Durant ma première année à l’AISS, ma priorité a été d’apprendre à connaître nos membres, leurs défis et leurs besoins. Je me suis rendu à un certain nombre de réunions et d’événements. le Forum régional de la sécurité sociale pour l’Europe, qui a eu lieu en Azerbaïdjan, et le Forum mondial de la sécurité sociale, qui s’est tenu en Belgique, m’ont donné l’occasion de rencontrer des collègues du monde entier. L’année 2019 a été très intense et gratifiante, et j’ai été particulièrement heureux de constater que nos institutions membres apprécient beaucoup les produits, les services et les réseaux que fournit l’AISS.

― Les participants au Forum mondial de la sécurité sociale à Bruxelles ont décidé de transmettre la proposition à l’Assemblée générale de l’ONU de faire de la journée du 4 octobre (date de la fondation de l’AISS en 1927) la journée mondiale de la sécurité sociale.

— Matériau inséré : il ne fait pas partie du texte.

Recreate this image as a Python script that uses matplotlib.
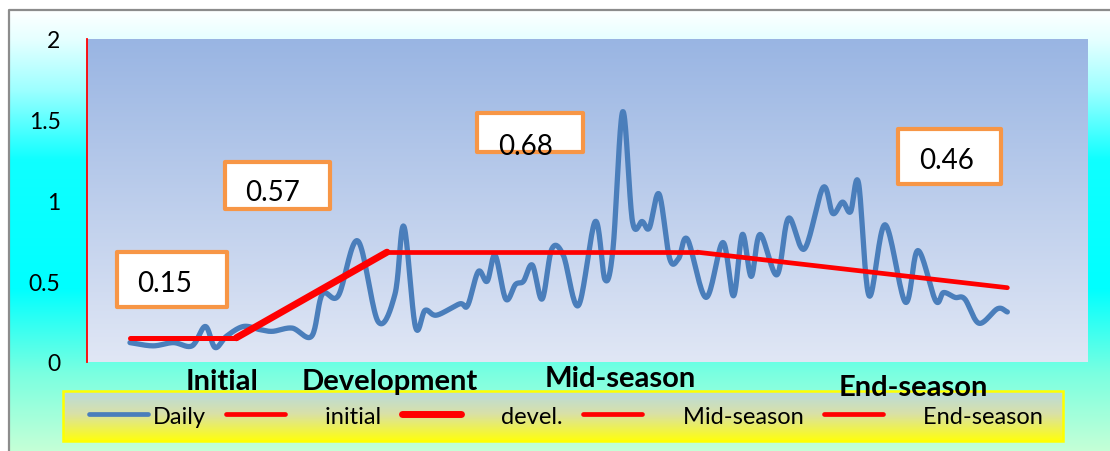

Comment accueillez-vous cette initiative ?

C’est une initiative très positive, que nous devons aux membres français de l’AISS. L’un des principaux objectifs de l’AISS est de promouvoir la sécurité sociale dans le monde, et pouvoir célébrer une journée mondiale de la sécurité sociale, reconnue par les Nations Unies, constituerait un excellent moyen de le faire. A cela s’ajoute que la date choisie est très spéciale pour nous, le 4 octobre étant en effet le jour de la fondation de l’AISS en 1927.

 

― L’AISS ne compte qu’une demi-douzaine de membres en Suisse, dont une seule institution de prévoyance professionnelle, la CIEPP. Comment construire des ponts entre l’AISS et les caisses de pension suisses ?

Les caisses de pension constituent l’une des principales branches de la sécurité sociale, non seulement en Suisse, mais aussi en Europe. Nous proposons des produits et des services et disposons d’un réseau mondial dans ce domaine, qui présente un réel intérêt pour les institutions de sécurité sociale suisses. Nous mettons actuellement l’accent sur des thématiques comme le vieillissement des sociétés et la transformation numérique, et nous serions ravis que les institutions suisses soient encore plus nombreuses à participer à ce travail.

― Genève est le siège du Secrétariat général de l’AISS. Quel est le rôle de ce canton et son poids dans la structure de l’AISS?

Genève est la capitale mondiale des organisations internationales, il est donc primordial d’y avoir notre siège, car cela nous permet de constituer un réseau sans équivalent avec d’autres organisations internationales. La proximité avec ces organisations rend notre travail international encore plus efficace, ce qui est positif pour nos membres.